**Data lines**
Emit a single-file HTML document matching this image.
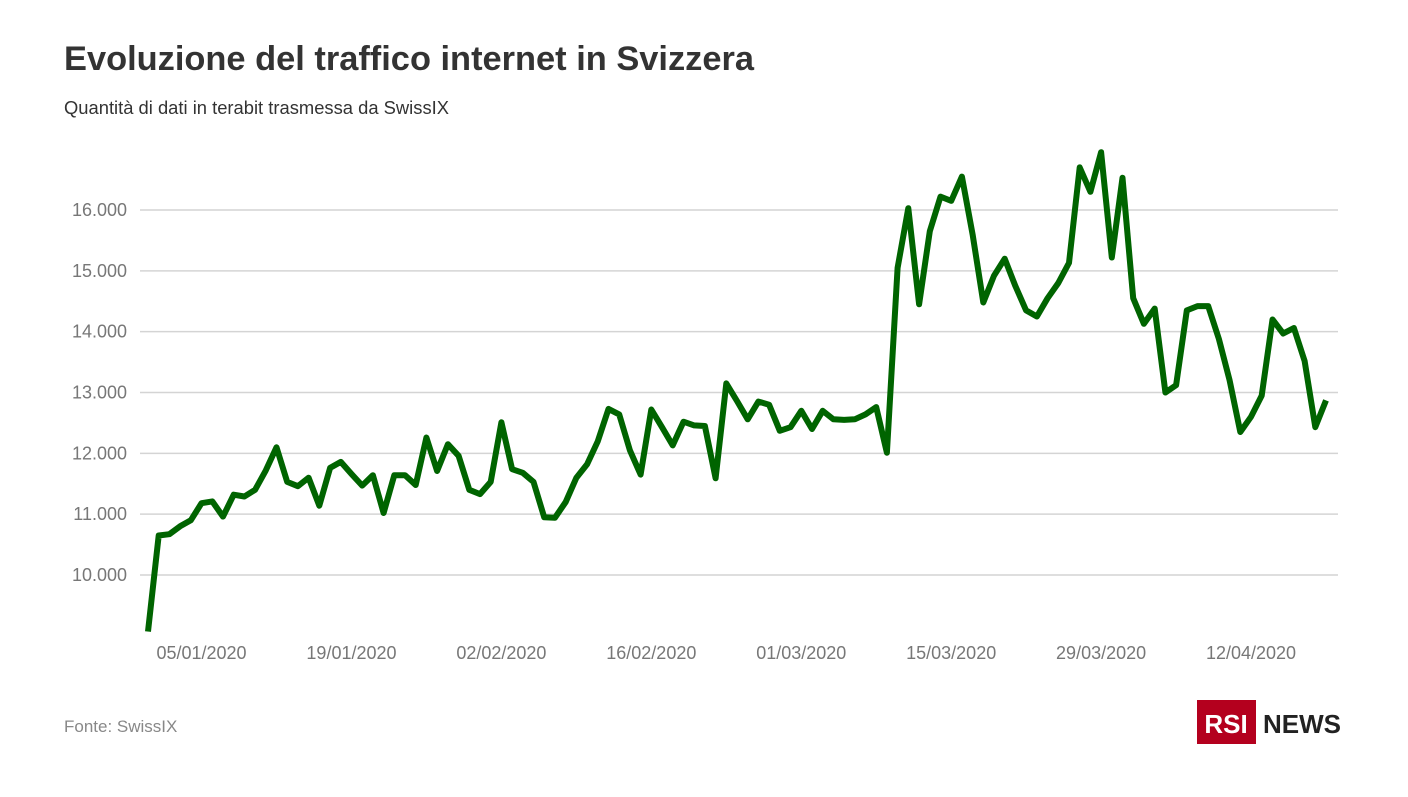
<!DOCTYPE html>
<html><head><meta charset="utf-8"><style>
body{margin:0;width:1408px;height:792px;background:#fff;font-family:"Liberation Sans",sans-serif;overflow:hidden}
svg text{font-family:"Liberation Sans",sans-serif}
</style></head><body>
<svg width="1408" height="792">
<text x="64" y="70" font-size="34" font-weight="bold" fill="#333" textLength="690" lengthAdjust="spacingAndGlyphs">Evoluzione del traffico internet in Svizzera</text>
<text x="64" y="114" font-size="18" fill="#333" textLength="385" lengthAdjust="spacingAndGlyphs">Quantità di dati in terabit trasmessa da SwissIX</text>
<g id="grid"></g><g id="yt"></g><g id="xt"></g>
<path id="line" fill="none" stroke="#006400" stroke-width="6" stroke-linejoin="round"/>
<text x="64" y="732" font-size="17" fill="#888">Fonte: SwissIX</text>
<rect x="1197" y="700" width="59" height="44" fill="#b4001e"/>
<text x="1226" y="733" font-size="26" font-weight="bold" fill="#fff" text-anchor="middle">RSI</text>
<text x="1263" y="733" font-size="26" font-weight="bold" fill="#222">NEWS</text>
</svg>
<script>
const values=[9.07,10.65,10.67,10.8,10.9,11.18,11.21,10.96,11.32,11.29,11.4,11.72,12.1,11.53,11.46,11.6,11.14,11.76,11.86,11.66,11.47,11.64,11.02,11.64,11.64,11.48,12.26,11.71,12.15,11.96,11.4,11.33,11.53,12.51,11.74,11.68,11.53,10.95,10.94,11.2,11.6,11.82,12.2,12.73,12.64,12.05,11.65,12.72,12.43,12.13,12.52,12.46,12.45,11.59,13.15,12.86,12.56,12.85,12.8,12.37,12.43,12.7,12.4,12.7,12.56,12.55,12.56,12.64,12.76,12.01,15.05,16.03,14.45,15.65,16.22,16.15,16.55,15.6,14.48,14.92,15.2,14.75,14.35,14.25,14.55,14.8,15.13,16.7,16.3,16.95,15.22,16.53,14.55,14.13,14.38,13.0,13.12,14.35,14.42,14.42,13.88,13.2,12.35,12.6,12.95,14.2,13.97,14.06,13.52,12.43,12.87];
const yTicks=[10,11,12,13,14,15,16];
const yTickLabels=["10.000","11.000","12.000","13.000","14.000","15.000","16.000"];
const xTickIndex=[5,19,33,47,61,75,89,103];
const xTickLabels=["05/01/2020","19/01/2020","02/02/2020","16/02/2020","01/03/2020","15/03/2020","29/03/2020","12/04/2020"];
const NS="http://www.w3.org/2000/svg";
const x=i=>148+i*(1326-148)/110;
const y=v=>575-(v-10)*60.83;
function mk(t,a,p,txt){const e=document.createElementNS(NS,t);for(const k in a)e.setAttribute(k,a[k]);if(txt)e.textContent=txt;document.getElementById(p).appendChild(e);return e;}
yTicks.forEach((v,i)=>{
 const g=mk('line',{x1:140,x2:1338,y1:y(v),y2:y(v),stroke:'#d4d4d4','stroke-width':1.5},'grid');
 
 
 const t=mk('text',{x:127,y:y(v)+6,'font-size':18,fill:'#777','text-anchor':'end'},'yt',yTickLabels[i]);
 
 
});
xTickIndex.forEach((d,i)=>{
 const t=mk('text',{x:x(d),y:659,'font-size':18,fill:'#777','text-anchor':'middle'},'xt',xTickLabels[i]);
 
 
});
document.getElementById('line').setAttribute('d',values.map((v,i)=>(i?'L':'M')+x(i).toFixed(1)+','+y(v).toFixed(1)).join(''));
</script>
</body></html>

--

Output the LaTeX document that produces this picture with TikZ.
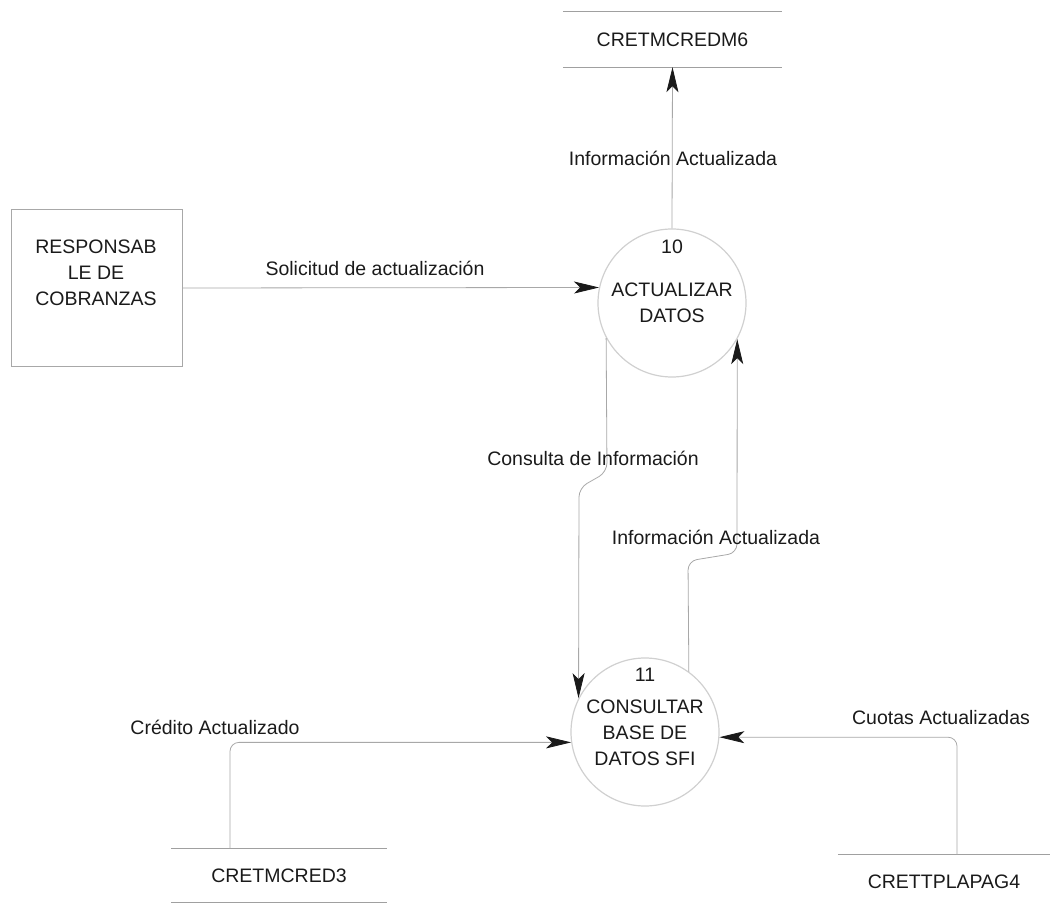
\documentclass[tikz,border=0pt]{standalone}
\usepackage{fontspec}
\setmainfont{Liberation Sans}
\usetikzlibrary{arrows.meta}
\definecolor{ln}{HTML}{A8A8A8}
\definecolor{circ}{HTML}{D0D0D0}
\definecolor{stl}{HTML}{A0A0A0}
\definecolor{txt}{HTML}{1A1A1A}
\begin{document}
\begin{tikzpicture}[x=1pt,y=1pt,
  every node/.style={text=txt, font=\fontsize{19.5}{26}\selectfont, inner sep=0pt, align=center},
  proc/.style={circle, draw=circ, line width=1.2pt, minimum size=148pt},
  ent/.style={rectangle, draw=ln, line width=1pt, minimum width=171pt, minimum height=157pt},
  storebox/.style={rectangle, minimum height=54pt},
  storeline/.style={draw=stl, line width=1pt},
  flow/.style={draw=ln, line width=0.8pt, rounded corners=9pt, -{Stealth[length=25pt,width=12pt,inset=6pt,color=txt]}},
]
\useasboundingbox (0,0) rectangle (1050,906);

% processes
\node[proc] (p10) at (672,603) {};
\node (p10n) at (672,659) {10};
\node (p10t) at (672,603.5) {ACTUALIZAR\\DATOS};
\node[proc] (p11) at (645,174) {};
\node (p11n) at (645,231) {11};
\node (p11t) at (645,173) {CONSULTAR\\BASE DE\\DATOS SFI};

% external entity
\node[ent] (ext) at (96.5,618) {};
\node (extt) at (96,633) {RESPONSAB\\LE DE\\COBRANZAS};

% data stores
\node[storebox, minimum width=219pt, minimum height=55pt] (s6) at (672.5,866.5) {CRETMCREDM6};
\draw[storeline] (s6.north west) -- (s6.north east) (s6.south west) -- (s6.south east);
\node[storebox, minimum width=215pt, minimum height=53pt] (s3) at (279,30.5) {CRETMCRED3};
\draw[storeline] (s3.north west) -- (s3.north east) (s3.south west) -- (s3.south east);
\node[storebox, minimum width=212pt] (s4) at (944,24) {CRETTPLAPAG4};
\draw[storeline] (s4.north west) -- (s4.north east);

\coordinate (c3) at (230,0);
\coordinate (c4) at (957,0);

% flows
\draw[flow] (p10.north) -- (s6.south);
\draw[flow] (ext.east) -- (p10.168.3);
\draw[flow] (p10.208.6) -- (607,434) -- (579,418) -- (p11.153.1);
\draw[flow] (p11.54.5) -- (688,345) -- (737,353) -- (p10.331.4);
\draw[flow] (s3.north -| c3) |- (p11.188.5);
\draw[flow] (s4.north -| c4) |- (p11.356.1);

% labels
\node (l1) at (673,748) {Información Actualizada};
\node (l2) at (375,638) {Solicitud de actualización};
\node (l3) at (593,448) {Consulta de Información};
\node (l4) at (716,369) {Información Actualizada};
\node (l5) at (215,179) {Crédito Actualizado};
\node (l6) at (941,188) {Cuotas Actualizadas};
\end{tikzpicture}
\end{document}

==

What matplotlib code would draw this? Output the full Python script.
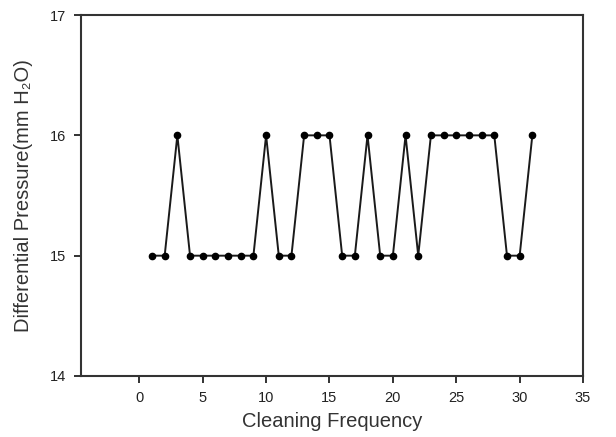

**Problem details**
Collect from the data above every line that includes "script".

**Complete answer**
<script>
</script>
What matplotlib code would draw this? Output the full Python script.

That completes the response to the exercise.